Les Canadiens ont été parmi les premiers à se joindre à cette force et plus de 28 000 d’entre eux ont fini par y participer, au fil du temps. Le Canada a retiré presque tous ses soldats de la paix de l’UNFICYP en 1993, mais une présence canadienne y est toujours présente. Quelque 28 soldats ont perdu la vie dans l’exercice de leurs fonctions.
Pendant la majeure partie de l’année 1986, le travail de Mme Hamelin consistait à patrouiller la zone tampon contrôlée par l’ONU qui séparait les troupes de chaque côté de la «ligne verte», dans le centre médiéval de la capitale, Nicosie, et à séjourner dans l’ancien hôtel luxueux Ledra Palace, qui avait été transformé en caserne de l’ONU.
Les murs de grès criblés de balles de l’hôtel rappelaient constamment qu’une reprise des hostilités ne pouvait jamais être exclue. «Et savoir que le côté turc où je logeais se trouvait juste sous ma fenêtre au Ledra Palace. Et que vous aviez des impacts de balles au-dessus de votre lit. Il est possible que cela se reproduise», se souvient-elle.
Ce ne fut pas le cas. Mme Hamelin a déclaré que ses collègues canadiens mobilisaient souvent toutes leurs compétences diplomatiques avec des soldats nerveux pour empêcher l’escalade des tensions.
Ronald Reginald Griffis pouvait témoigner de ce comportement calme et caractéristique des Canadiens, qui a valu aux Casques bleus du pays une réputation d’impartialité et de capacité à désamorcer rapidement les tensions.
M. Griffis a été l’un des premiers Canadiens à servir dans la Force des Nations unies chargée du maintien de la paix à Chypre en 1964 et il se souvient de la façon dont il utilisait cette manière décontractée des Canadiens pour régler les conflits le long de la ligne verte, qui séparait les quartiers chypriotes grecs et turcs dans la vieille Nicosie.
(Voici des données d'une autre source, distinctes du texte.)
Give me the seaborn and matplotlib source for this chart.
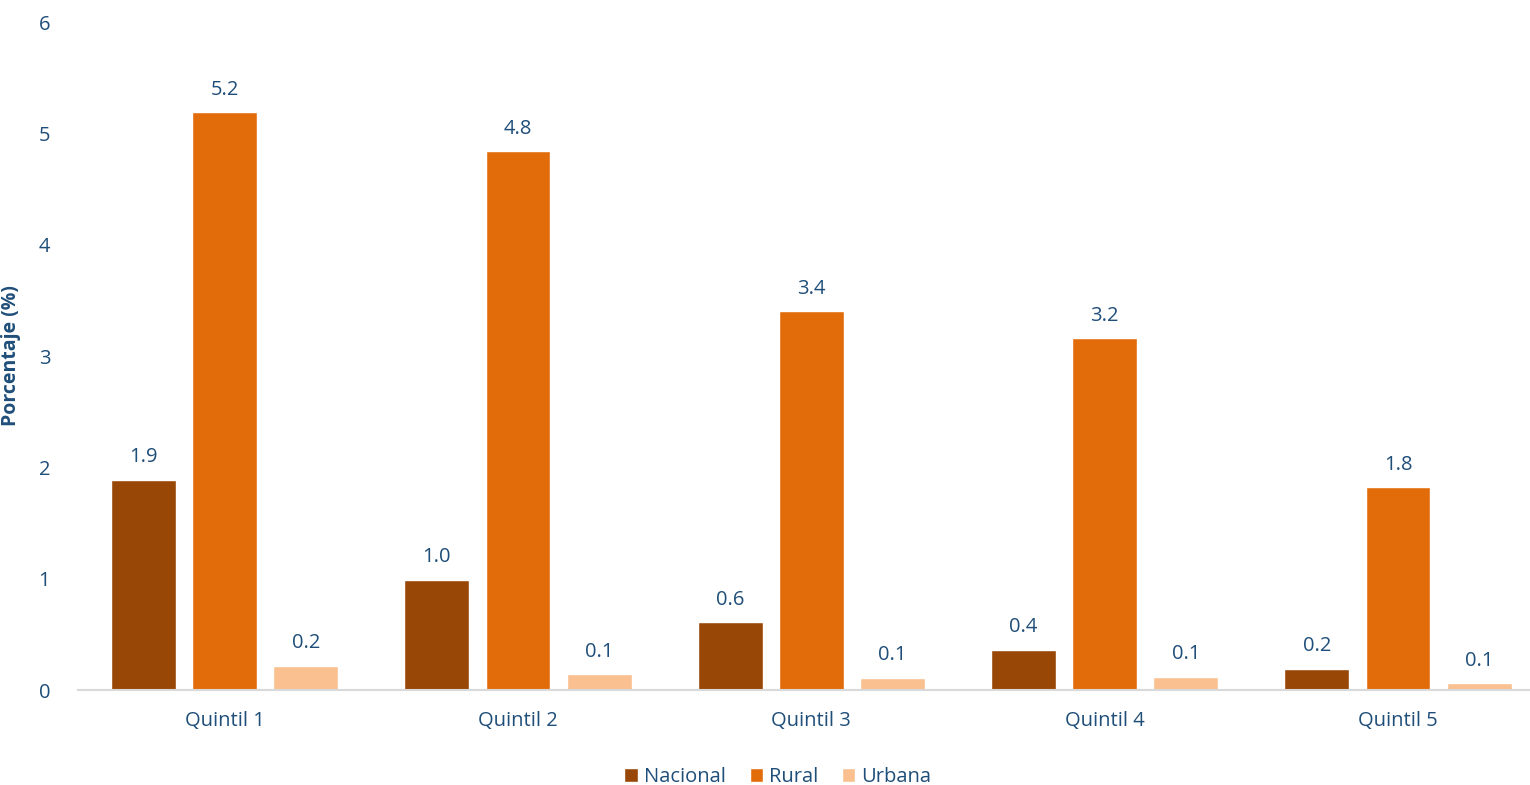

«L’une des qualités des Canadiens était leur calme. Ils écoutaient - ou du moins j’écoutais. Et puis, vous savez, vous discutez. Vous essayez d’expliquer les choses», a déclaré M. Griffis, originaire de Nouvelle-Écosse, et qui vit aujourd’hui à Cottam, en Ontario.
«Et je pense qu’ils ont apprécié la présence des Canadiens et qu’ils ont confiance en eux pour ce qu’ils peuvent faire.»
Plus de 100 membres des Forces armées canadiennes en service actif, envoyés à Chypre pour aider à l’évacuation éventuelle de Canadiens du Liban voisin, se sont joints à Mme Hamelin, à M. Griffis et à d’autres vétérans lundi pour une cérémonie du jour du Souvenir au Mémorial canadien des Casques bleus de l’ONU, à l’intérieur de la zone tampon près de l’hôtel Ledra Palace à Nicosie.
La haute-commissaire du Canada à Chypre, Anna-Karine Asselin, a déclaré que la taille de la délégation à l’événement commémoratif illustrait la «profonde signification de la mission» pour les vétérans canadiens.
«Nous rendons hommage à leur contribution inestimable à la paix. Nous reconnaissons les défis auxquels ils ont été confrontés en cours de route», a déclaré Mme Asselin.
Quelques jours plus tôt, Mme Hamelin et M. Griffis avaient participé à une visite de la zone tampon qui a réveillé de nombreux souvenirs.
Ils ont tous les deux évoqué les changements majeurs intervenus depuis à Chypre: des charrettes tirées par des ânes dans les rues de la capitale en 1964 ont laissé leur place à un État membre de l’Union européenne tout à fait moderne 60 ans plus tard.
Mais pour Mme Hamelin, peu importe à quel point les choses ont changé à Chypre, elles restent à peu près les mêmes. «Je vois à quel point la situation s’est aggravée à Nicosie. Mais c’est toujours pareil. Nous avons toujours cette division et elle est très, très réelle.»